Anyway the problem is that Tumbala has developed a new BAD behaviour in the past week or so and I can't figure out why! To start with we have only had him for just over a month and even though he was supposed to be my husbands bird he has decided that I am his girl. So he is always on me if he is out of his cage. So he will be stilling on my chest (which is usually where he is when the problem starts) or on the arm of my chair and if I pick up the remote or a push pop (which he liked to start with but now attacks it) a pair of sissors or if I start rolling cigarettes for my husband he flips out! I can usually see it coming because he starts by viciously chewing and ripping my shirt and whiping his head back and forth while he's doing it (kinda like a dog when they attack) and then all of the sudden he will squwak and lung or even fly at my arm and viciously attack it!
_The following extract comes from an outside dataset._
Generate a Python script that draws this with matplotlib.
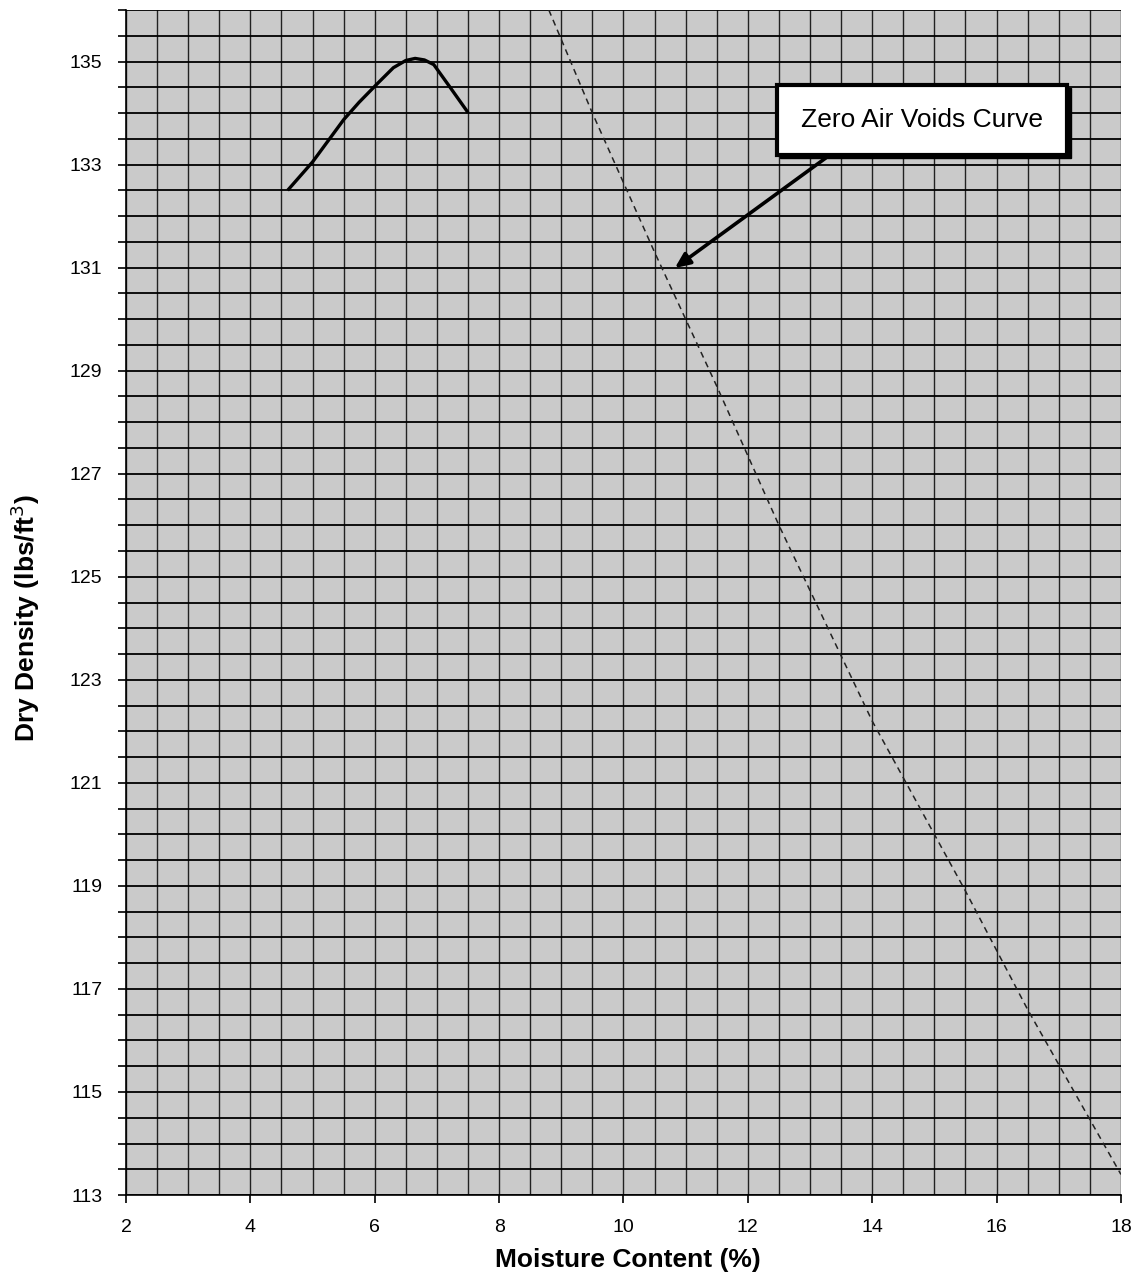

Not just nips which I get all the time and not just one bit but attacking it and biting several times before I can get him to stop and this usually happens because I'm running to his cage to put him in it! It's always my right arm but maybe that's because I'm right handed and do most things with that hand...I'm just guessing. He doesn't usually draw blood but he usually leaves marks and brusies! I don't know what I did to make him start acting like that. I can't think of any incidences that we have had that could have caused him to start acting out like that. He doesn't spend time with anyone else so I can't even tell you if it's just me he does it to or not. I alwasy put him in his cage when it happens and if it happens too many times in one night I get angry with him and put him to bed for the night! I've also noticed that it seems to happen more in the evening. He is a little nippy sometimes but from the post I have gotten to read it sounds like that's a conure thing. But I have to say that I don't understand why he will be loving me hard core and then all of the sudden nip me in the face. It doesn't hurt much...execpt for maybe my feelings :(. I always try to tell him "Ouch" and "NO" but if he keeps doing it then I put him in his cage. We are going to try and train him but we haven't gotten very far into that yet. Anyway I would appreciate any ideas you might have!
:orange:
 
Good news and bad news. Good news is this is a very common occurrence for conure owners (at least genus Aratinga conures). The bad news is as far as I know there is no explanation. I've heard many people suspect it is a developmental stage, hormonal changes, or the like. This is quite likely true as in most cases the problem vanishes as mysteriously as it arises - but not until it thoroughly tests your patience and tears apart your heart. When Auggie went through his phase I got very close to giving him up as his attacks DID hurt. I loved him but I did not know how to deal with having an industrial grade meat grinder attached to my face, neck, or hands several times a day. The physical pain was significant, but the emotional pain of coming within a hair of giving up on him was much worse. Then suddenly and without warning he went back to being a perfect angel again.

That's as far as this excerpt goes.